Available data:
+===+

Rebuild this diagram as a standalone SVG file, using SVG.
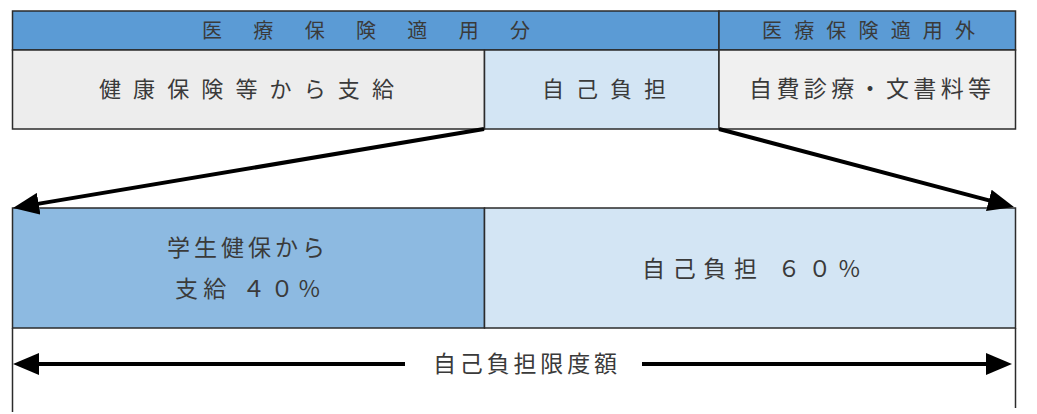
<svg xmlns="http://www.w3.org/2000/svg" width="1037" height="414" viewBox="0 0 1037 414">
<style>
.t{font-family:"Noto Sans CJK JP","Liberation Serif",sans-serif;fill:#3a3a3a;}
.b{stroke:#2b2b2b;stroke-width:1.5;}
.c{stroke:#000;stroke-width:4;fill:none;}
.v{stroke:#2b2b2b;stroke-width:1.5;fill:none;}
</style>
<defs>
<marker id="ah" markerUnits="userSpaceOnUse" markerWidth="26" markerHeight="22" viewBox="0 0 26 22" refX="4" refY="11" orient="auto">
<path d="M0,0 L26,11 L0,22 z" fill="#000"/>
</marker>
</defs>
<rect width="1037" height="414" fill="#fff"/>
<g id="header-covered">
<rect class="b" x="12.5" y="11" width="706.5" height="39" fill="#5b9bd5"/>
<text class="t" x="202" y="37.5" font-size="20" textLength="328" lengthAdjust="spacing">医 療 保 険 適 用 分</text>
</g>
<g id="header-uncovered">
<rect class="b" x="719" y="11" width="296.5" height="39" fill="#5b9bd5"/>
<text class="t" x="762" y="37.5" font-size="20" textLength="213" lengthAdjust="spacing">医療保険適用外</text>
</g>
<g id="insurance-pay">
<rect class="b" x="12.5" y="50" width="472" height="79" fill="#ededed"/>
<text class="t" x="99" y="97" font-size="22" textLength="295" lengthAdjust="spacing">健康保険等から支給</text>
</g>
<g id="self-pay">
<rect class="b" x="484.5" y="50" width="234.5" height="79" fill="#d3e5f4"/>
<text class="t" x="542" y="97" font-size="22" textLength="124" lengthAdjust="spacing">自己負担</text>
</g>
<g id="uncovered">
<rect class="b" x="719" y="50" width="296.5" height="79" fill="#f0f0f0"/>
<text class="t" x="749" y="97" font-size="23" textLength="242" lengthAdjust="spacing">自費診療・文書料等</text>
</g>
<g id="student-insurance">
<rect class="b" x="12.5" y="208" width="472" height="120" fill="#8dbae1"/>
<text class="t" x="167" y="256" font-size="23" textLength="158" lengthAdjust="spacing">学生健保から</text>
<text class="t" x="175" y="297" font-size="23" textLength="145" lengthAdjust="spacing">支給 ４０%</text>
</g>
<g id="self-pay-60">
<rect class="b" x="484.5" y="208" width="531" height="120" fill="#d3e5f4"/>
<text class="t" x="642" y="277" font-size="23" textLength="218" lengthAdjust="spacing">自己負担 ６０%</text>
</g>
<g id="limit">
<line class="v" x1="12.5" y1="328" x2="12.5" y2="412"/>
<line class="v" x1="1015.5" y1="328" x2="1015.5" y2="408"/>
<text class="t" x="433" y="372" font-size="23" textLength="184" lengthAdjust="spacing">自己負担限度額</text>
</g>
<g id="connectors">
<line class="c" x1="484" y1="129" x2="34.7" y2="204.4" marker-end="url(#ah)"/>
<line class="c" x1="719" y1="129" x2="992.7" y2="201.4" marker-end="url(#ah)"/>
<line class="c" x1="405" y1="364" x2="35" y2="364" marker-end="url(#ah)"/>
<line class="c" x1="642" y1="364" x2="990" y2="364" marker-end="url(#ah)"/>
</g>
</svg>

+===+

Aim: Copy out the data above exactly, except the pictures.

Worked answer:
Rebuild this diagram as a standalone SVG file, using SVG.
<svg xmlns="http://www.w3.org/2000/svg" width="1037" height="414" viewBox="0 0 1037 414">
<style>
.t{font-family:"Noto Sans CJK JP","Liberation Serif",sans-serif;fill:#3a3a3a;}
.b{stroke:#2b2b2b;stroke-width:1.5;}
.c{stroke:#000;stroke-width:4;fill:none;}
.v{stroke:#2b2b2b;stroke-width:1.5;fill:none;}
</style>
<defs>
<marker id="ah" markerUnits="userSpaceOnUse" markerWidth="26" markerHeight="22" viewBox="0 0 26 22" refX="4" refY="11" orient="auto">
<path d="M0,0 L26,11 L0,22 z" fill="#000"/>
</marker>
</defs>
<rect width="1037" height="414" fill="#fff"/>
<g id="header-covered">
<rect class="b" x="12.5" y="11" width="706.5" height="39" fill="#5b9bd5"/>
<text class="t" x="202" y="37.5" font-size="20" textLength="328" lengthAdjust="spacing">医 療 保 険 適 用 分</text>
</g>
<g id="header-uncovered">
<rect class="b" x="719" y="11" width="296.5" height="39" fill="#5b9bd5"/>
<text class="t" x="762" y="37.5" font-size="20" textLength="213" lengthAdjust="spacing">医療保険適用外</text>
</g>
<g id="insurance-pay">
<rect class="b" x="12.5" y="50" width="472" height="79" fill="#ededed"/>
<text class="t" x="99" y="97" font-size="22" textLength="295" lengthAdjust="spacing">健康保険等から支給</text>
</g>
<g id="self-pay">
<rect class="b" x="484.5" y="50" width="234.5" height="79" fill="#d3e5f4"/>
<text class="t" x="542" y="97" font-size="22" textLength="124" lengthAdjust="spacing">自己負担</text>
</g>
<g id="uncovered">
<rect class="b" x="719" y="50" width="296.5" height="79" fill="#f0f0f0"/>
<text class="t" x="749" y="97" font-size="23" textLength="242" lengthAdjust="spacing">自費診療・文書料等</text>
</g>
<g id="student-insurance">
<rect class="b" x="12.5" y="208" width="472" height="120" fill="#8dbae1"/>
<text class="t" x="167" y="256" font-size="23" textLength="158" lengthAdjust="spacing">学生健保から</text>
<text class="t" x="175" y="297" font-size="23" textLength="145" lengthAdjust="spacing">支給 ４０%</text>
</g>
<g id="self-pay-60">
<rect class="b" x="484.5" y="208" width="531" height="120" fill="#d3e5f4"/>
<text class="t" x="642" y="277" font-size="23" textLength="218" lengthAdjust="spacing">自己負担 ６０%</text>
</g>
<g id="limit">
<line class="v" x1="12.5" y1="328" x2="12.5" y2="412"/>
<line class="v" x1="1015.5" y1="328" x2="1015.5" y2="408"/>
<text class="t" x="433" y="372" font-size="23" textLength="184" lengthAdjust="spacing">自己負担限度額</text>
</g>
<g id="connectors">
<line class="c" x1="484" y1="129" x2="34.7" y2="204.4" marker-end="url(#ah)"/>
<line class="c" x1="719" y1="129" x2="992.7" y2="201.4" marker-end="url(#ah)"/>
<line class="c" x1="405" y1="364" x2="35" y2="364" marker-end="url(#ah)"/>
<line class="c" x1="642" y1="364" x2="990" y2="364" marker-end="url(#ah)"/>
</g>
</svg>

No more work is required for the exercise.